The tank will be underground but will be accessible. The S3U looks like it will fit the job as i already have 3 wires buried up to the tank.

Thanks again
Picit

#### SgtWookie

Joined Jul 17, 2007
22,210
I'd go for that solution myself. It'll be worth a few extra bucks for the extra reliability.

Don't forget that your wire that you ran will have some resistance to it. Exactly how much depends upon the wire gauge and the total length of the wire (round-trip). You'll need to subtract that wire resistance to get the actual resistance of the level sender.
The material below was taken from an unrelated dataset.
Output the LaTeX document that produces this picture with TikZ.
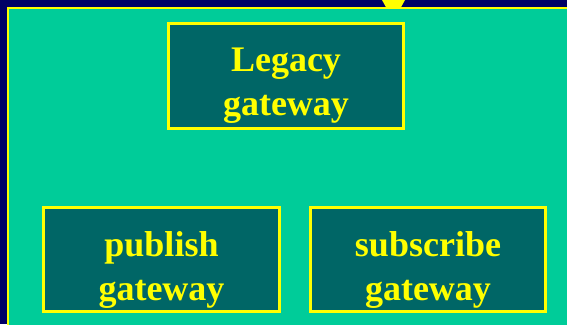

If you're going to bury the connection at the water tank, better use waterproof heat shrink tubing; the kind with glue inside. Electrician's tape is garbage; it'll fall off in a few months. Silicone RTV is corrosive; it emits ascetic acid as it's curing.

#### thingmaker3

Joined May 16, 2005
5,084
Electrician's tape is garbage; it'll fall off in a few months.
Its not "garbage," anymore than a butter knife is "garbage" when a screwdriver is called for. Butter knives work quite well for spreading butter or jelly, just not for putting in screws. Electrician's tape is perfect for temporarily securing cables or wires onto a pull-string or fish-tape. The colored varieties are good for identifying cables. It should never be used as an insulator, though. Use "self-fusing silicon tape" for insulating.

#### SgtWookie

Joined Jul 17, 2007
22,210
Its not "garbage," anymore than a butter knife is "garbage" when a screwdriver is called for. Butter knives work quite well for spreading butter or jelly, just not for putting in screws. Electrician's tape is perfect for temporarily securing cables or wires onto a pull-string or fish-tape. The colored varieties are good for identifying cables. It should never be used as an insulator, though. Use "self-fusing silicon tape" for insulating.
Yeah, OK - it does have some minor (and temporary) uses; just not for what most people think it should be used for.

I found some guy last summer using electrician's tape on a homebuilt aircraft. I nearly had a conniption fit.

I personally love the self-fusing silicone tape, but it's difficult to find, and takes some practice before one can apply it properly.

The heatshrink with the glue inside is relatively easy to use, and won't leak for quite a while.

#### thingmaker3

Joined May 16, 2005
5,084
I found some guy last summer using electrician's tape on a homebuilt aircraft. I nearly had a conniption fit.
YIKES! Step away from the aircraft, Sir!

I personally love the self-fusing silicone tape, but it's difficult to find, and takes some practice before one can apply it properly.
Yes, now that you remind me of it, I do recall a bit of a learning curve for the silicon tape. For a one-off, the goo-tube would indeed be better.

For finding the self-fusing tape, try asking for "tommy tape" or "wrap fix" at your local hardware or farm supply store.